Fiyat 3’e katlanıyor Örneğin; - Şimdilerde üretici domatesi tarlada 63 kr’a satıyor. - Aracı-toptancı domatesi tarladan hale taşıyor. Halde 63 krş. Üzerine 37 kr ekleyerek 1.00 TL’den satışa sunuyor. Pazarcı 1.00 TL’ye aldığı domatesin üzerine 75 kr ekleyerek 1.75 TL’den satıyor. Market ise halden 1.00 TL’ye aldığı domatesin üzerine 1.24 TL ekliyor.

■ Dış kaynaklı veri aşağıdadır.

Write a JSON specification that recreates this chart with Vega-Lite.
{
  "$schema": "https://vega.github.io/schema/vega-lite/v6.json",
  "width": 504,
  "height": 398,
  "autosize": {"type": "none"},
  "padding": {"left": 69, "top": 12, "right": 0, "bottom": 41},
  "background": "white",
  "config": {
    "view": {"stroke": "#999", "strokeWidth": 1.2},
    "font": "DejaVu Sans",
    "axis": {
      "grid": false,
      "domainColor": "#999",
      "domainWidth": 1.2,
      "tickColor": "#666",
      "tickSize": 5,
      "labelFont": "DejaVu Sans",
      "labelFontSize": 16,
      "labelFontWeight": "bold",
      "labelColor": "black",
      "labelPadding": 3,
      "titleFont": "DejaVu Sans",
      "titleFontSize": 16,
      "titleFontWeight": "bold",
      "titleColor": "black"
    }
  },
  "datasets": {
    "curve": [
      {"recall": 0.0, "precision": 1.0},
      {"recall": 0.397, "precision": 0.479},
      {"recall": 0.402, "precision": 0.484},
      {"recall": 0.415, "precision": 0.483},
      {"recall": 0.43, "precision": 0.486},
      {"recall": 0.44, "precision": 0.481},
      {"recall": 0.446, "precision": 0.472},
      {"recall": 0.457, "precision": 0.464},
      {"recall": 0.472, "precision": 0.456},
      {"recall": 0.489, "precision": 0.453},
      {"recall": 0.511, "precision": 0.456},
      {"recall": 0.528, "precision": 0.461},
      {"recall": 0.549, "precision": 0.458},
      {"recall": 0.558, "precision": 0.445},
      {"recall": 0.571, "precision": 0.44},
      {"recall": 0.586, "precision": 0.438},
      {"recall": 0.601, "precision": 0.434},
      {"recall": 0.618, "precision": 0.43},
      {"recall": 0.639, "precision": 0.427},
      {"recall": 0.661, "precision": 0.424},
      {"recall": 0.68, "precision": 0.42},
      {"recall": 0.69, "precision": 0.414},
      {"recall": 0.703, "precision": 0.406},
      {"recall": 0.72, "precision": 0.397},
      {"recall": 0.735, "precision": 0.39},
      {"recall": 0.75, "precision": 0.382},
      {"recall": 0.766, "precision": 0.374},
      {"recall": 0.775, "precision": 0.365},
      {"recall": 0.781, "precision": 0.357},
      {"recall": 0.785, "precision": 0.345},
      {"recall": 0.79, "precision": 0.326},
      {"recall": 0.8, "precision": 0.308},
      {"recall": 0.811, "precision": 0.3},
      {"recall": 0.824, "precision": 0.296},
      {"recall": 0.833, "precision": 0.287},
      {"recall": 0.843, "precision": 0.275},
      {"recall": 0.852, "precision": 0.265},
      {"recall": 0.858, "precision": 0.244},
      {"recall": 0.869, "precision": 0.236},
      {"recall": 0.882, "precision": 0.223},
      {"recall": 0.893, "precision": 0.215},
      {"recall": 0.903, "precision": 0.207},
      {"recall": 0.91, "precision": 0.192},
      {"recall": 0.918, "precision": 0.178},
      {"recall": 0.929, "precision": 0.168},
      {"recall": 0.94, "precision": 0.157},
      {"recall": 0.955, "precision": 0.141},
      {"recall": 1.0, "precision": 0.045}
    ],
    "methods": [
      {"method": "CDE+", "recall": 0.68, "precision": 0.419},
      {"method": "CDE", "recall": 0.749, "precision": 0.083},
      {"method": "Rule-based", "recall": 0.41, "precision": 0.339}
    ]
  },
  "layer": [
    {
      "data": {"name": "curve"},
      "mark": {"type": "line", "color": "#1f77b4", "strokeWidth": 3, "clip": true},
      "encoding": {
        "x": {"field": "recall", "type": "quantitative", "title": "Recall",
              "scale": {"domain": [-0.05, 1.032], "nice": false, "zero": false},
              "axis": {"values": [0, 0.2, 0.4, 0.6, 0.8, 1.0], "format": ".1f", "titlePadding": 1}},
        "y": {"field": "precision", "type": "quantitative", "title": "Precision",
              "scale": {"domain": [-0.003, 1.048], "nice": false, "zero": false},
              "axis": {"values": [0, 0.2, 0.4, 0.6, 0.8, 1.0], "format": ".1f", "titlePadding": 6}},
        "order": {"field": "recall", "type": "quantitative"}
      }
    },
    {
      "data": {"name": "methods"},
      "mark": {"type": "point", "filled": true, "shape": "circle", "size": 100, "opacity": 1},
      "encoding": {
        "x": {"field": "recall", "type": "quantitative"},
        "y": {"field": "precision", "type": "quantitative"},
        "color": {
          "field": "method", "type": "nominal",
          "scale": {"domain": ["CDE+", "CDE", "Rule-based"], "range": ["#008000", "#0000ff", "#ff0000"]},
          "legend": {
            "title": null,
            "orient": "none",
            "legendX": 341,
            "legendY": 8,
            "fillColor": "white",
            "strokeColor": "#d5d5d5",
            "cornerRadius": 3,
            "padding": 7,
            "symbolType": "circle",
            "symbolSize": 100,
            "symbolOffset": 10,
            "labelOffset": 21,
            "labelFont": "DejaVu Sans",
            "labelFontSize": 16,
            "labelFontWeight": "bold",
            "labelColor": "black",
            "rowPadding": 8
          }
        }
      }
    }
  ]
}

Domatesi 2.24 TL’den satıyor. (Bu market fiyatı ucuz market fiyatı. Mahalle arası marketlerde -hatta ucuzcu marketlerde- iyi kalite domatesin kilosu 5 TL’ye satılıyor.) Sonunda tarladan 63 kr’a çıkan domatesin fiyatı 3.5’e katlanarak tüketiciye ulaşıyor. - Üreticiden 1.15 TL’ye çıkan sütün market fiyatı 3.06 TL. Tam 2.6‘ya katlanmış durumda.
Sorun aracıda TZOB her ay üretici ve market fiyatlarını yayımlıyor. 31 Temmuz itibariyle 2013 ve 2014 üretici fiyatlarında dikkati çekecek kadar artış yok. Hatta bazı ürünlerde fiyat gerilemiş. Demek ki sorun üreticiden markete ulaşırken aradaki fiyat artışının azaltılması. Carrefoursa Genel Müdürü Mehmet Nane diyor ki, “Bunun çaresi, aracıyı imkân ölçüsünde azaltmaktır. Yaş meyve ve sebzeler aracı zinciri içinde tarladan Carrefoursa’ya en az 72 saatte ulaşıyordu. Tarladan rafa uygulamasıyla hem süre kısaldı. Hem aracı masrafının yükü kalktı. Doğrudan üreticiden mal almaya başladık. Aracı zincirinden 2 basamağı yok ettik. Ürün 36 saatte rafa ulaşıyor. Böylece düşük fiyatla satış imkânı ortaya çıkıyor.
Aracısız ucuzluyor Örneğin üzüm üreticide 1.40-1.60 TL. Normal zincirde halde 2.0 TL’ye, markette 2.5-3.0 TL’ye satılabilir. Tarladan rafa ulaştırıldığında fiyat 1.5-2.0 TL oluyor. İri boy Çanakkale şeftalisi tarlada 2.1 TL. Nakliye masrafı kiloda 0.40 TL olduğu halde, halden 3.5-4.0 TL’ye alınabiliyor. Tarladan rafa taşıyınca tüketiciye 3.0-3.5 TL’den satabiliyoruz.” Görülüyor ki gıda maddelerinde tüketiciyi üzen, perişan eden fiyatlarda üreticinin suçu yok. Ürün üreticiden tüketiciye giderken fiyat en az 3’e katlanıyor. Çözüm, üretici fiyatının üzerine eklenen yükleri en aza indirmekte.